Rizal mengakui saat ini sedang intens mempromosikan diri melalui layar televisi, radio, dan media cetak. Juga dengan baliho bergambar wajahnya yang beberapa hari terakhir bermunculan di beberapa kota di Indonesia, salah satunya di Kota Makassar.

"Saya menilai model kampanye ini adalah salah satu bentuk kampanye modern. Kendati saya tahu bahwa kampanye model demikian tak cukup untuk memberi pengaruh besar bagi rakyat Indonesia. Tapi saya yakin sudah mengarah ke sana," ujarnya saat menggelar jumpa pers di Rumah Makan Bahari, Makassar, hari itu.

Pada temu pers itu, para jurnalis juga diberi buku dengan judul Mendobrak Sentralisme Ekonomi: Indonesia 1986-1992. Buku yang diterbitkan Kepustakaan Populer Gramedia (KPG) pada 2008 ini diangkat dari disertasi Rizal Mallarangeng di Ohio State University.
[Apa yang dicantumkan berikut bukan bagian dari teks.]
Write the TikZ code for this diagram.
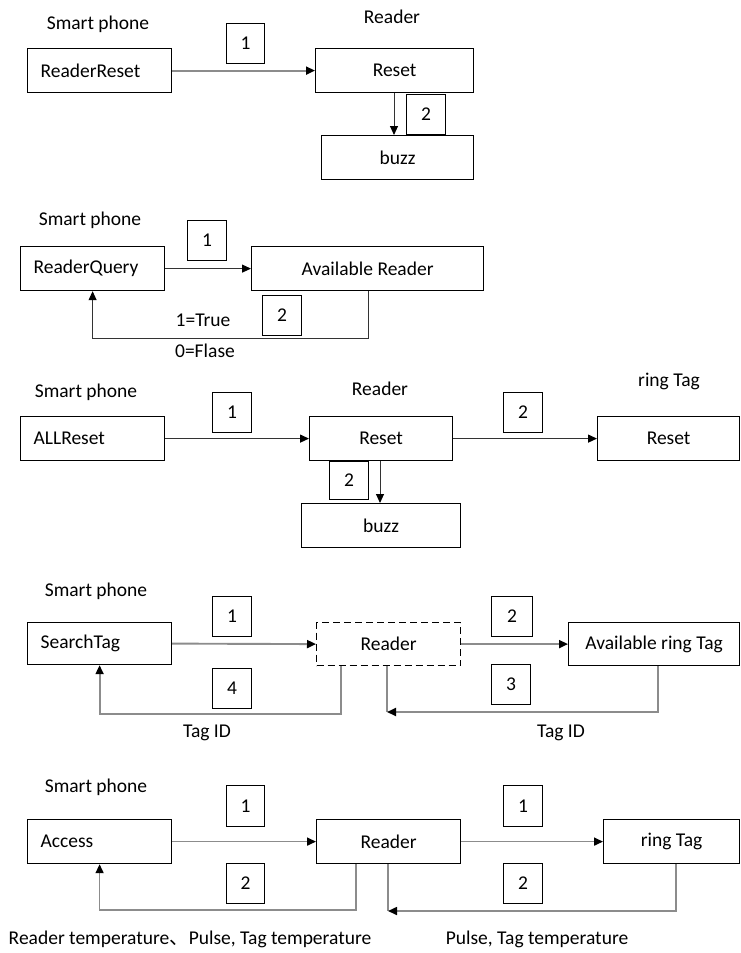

Pertanyaannya, kapan niatnya itu muncul dan mengapa ia "nekad" mempromosikan diri sebagai salah satu figur muda alternatif yang siap bertarung sebagai calon Presiden dan Wakil Presiden RI pada Pilpres 2009 mendatang? Apa sih modal mantan aktivis UGM yang pernah belajar dan mengajar di Ohio University, AS, itu?

Di depan wartawan, ibunya, keluarga, rekan dan kerabatnya di RM Bahari, ia menuturkan kapan gagasan itu terbetik dan alasannya mempromosikan diri. Katanya, ide itu terbetik saat Rizal dan sejumlah rekannya sesama mantan aktivis mahasiswa di UGM bertemu suatu hari di Yogyakarta. Ketika itu sekira akhir Desember 2007 dan Januari 2008.
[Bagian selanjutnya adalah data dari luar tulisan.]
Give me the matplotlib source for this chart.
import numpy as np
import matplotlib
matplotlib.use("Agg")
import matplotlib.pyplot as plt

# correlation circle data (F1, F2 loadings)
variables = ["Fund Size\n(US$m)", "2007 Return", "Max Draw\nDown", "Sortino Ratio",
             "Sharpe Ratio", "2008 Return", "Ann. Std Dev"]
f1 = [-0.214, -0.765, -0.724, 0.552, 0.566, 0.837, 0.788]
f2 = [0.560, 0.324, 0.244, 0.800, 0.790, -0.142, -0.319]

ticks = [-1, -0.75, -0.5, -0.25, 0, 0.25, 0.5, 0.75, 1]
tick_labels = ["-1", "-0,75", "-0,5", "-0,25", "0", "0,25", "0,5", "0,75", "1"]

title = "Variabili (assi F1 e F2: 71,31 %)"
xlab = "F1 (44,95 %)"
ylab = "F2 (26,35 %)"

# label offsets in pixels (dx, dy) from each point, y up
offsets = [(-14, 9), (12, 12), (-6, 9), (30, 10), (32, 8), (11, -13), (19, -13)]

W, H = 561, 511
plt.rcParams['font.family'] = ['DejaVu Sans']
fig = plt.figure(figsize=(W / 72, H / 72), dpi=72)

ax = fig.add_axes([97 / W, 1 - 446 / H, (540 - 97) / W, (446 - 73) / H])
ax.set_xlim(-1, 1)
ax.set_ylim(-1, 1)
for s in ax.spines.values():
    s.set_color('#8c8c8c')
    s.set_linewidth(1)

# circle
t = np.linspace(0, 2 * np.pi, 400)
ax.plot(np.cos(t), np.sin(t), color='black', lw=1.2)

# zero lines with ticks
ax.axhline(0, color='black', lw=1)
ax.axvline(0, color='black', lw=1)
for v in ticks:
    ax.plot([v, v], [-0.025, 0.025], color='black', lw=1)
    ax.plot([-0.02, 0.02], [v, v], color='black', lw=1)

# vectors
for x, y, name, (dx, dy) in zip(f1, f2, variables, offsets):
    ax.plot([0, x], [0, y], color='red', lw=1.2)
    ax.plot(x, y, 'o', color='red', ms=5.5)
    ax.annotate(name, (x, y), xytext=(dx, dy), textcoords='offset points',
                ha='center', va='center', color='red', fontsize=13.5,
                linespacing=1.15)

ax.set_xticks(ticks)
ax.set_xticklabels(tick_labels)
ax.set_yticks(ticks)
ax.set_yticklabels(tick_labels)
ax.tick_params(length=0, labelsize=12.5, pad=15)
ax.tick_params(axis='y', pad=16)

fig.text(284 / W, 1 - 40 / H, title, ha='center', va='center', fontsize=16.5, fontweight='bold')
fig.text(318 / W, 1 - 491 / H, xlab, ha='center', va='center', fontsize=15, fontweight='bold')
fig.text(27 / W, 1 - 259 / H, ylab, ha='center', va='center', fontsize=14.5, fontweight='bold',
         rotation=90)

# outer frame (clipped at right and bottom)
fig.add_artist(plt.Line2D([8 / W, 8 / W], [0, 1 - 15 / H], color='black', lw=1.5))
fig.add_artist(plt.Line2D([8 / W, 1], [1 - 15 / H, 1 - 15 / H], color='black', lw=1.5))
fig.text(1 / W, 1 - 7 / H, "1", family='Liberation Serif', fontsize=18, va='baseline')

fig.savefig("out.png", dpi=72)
"Kala itu, teman-teman menanyakan kepada saya. Rizal, kenapa tidak berpikir untuk ikut bertarung pada Pilres 2009? Saya pikir, pertanyaan itu menarik dan menantang saya. Maka ide itu kemudian muncul dan bergulir hingga saat ini," ceritanya.

Salah satu alasan Rizal mendukung gagasan maju itu adalah adanya fenomena pilihan-pilihan kepemimpinan nasional yang tidak banyak berubah dalam 10 tahun terakhir. Figur dimaksud di antaranya Gus Dur, Amin Rais, SBY, Megawati, Wiranto, Prabowo, Jusuf Kalla, Sri Sultan Hamengkubuwono, dan beberapa nama yang sudah beberapa tahun lalu disebut-sebut figur ideal memimpin Presiden RI.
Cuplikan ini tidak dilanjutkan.